**** Recorded data

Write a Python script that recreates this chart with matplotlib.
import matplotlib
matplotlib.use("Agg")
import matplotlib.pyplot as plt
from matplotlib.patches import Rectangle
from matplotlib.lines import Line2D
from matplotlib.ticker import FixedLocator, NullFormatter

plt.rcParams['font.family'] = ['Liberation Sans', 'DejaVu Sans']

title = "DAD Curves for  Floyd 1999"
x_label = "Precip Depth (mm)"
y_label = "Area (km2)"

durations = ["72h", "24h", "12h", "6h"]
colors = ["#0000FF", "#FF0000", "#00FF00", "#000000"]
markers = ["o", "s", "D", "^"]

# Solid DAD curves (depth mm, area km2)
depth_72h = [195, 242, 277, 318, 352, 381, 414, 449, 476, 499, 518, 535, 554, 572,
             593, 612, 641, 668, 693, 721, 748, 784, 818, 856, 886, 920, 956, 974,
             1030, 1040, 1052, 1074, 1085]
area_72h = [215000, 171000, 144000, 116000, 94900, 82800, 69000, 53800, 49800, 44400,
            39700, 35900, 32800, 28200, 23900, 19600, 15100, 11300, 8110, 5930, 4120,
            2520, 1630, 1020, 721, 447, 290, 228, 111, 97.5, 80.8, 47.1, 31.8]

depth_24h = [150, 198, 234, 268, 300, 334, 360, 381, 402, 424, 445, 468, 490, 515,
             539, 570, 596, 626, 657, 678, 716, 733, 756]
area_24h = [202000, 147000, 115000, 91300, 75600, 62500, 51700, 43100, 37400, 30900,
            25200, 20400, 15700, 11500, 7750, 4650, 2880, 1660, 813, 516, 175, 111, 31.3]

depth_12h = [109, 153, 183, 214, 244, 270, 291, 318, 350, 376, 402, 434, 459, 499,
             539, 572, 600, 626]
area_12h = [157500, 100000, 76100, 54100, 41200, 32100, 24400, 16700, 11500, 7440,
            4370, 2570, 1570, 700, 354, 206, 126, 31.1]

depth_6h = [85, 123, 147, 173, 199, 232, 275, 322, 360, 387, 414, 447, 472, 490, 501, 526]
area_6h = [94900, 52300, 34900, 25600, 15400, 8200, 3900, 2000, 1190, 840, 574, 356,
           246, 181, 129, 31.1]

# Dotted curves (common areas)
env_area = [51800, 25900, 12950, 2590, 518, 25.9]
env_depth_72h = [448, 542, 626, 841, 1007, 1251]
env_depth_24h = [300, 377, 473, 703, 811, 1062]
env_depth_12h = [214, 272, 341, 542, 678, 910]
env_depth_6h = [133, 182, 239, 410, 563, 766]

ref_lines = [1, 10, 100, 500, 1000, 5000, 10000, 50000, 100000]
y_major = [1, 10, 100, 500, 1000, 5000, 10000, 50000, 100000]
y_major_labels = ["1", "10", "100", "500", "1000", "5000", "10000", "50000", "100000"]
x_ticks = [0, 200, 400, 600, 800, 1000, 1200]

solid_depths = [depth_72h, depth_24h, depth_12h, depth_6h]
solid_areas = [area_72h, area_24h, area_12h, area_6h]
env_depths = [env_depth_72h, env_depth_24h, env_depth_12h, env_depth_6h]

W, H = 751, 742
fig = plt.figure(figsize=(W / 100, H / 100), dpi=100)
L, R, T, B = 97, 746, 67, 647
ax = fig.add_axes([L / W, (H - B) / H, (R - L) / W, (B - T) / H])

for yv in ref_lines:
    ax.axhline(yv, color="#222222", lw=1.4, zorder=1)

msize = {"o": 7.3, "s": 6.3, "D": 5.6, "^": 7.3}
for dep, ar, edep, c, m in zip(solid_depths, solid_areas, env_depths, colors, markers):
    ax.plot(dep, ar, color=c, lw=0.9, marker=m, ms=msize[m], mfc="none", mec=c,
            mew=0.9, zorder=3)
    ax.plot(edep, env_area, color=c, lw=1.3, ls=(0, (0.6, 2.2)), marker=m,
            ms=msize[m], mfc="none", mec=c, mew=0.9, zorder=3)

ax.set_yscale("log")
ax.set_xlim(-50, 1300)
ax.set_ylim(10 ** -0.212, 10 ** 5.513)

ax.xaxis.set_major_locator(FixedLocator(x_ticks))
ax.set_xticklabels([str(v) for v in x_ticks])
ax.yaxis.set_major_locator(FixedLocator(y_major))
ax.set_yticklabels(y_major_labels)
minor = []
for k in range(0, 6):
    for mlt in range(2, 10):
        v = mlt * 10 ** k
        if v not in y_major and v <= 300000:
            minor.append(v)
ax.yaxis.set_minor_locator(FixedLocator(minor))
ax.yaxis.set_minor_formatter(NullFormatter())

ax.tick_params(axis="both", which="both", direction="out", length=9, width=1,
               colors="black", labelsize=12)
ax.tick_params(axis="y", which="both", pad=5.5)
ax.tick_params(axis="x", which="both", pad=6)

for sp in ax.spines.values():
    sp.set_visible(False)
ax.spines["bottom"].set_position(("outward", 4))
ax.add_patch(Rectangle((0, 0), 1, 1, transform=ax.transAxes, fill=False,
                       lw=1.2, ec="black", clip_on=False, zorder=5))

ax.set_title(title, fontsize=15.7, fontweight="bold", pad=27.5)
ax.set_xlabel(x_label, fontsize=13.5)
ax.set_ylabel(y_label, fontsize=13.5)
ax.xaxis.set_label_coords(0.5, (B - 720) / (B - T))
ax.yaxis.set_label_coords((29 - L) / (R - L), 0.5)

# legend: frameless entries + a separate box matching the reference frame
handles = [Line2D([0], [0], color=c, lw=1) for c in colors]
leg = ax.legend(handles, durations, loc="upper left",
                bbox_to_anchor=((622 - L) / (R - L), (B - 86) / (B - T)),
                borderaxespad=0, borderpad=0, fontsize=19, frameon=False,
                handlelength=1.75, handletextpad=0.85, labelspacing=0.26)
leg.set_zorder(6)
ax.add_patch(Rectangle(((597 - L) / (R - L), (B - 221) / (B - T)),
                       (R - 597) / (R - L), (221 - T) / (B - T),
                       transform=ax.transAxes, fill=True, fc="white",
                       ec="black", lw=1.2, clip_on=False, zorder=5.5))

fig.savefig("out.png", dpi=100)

********

## What to do
Everything from the first line through the line containing "80.8, 47.1, 31.8]" should be quoted exactly, and nothing beyond it.

## Completed task
Write a Python script that recreates this chart with matplotlib.
import matplotlib
matplotlib.use("Agg")
import matplotlib.pyplot as plt
from matplotlib.patches import Rectangle
from matplotlib.lines import Line2D
from matplotlib.ticker import FixedLocator, NullFormatter

plt.rcParams['font.family'] = ['Liberation Sans', 'DejaVu Sans']

title = "DAD Curves for  Floyd 1999"
x_label = "Precip Depth (mm)"
y_label = "Area (km2)"

durations = ["72h", "24h", "12h", "6h"]
colors = ["#0000FF", "#FF0000", "#00FF00", "#000000"]
markers = ["o", "s", "D", "^"]

# Solid DAD curves (depth mm, area km2)
depth_72h = [195, 242, 277, 318, 352, 381, 414, 449, 476, 499, 518, 535, 554, 572,
             593, 612, 641, 668, 693, 721, 748, 784, 818, 856, 886, 920, 956, 974,
             1030, 1040, 1052, 1074, 1085]
area_72h = [215000, 171000, 144000, 116000, 94900, 82800, 69000, 53800, 49800, 44400,
            39700, 35900, 32800, 28200, 23900, 19600, 15100, 11300, 8110, 5930, 4120,
            2520, 1630, 1020, 721, 447, 290, 228, 111, 97.5, 80.8, 47.1, 31.8]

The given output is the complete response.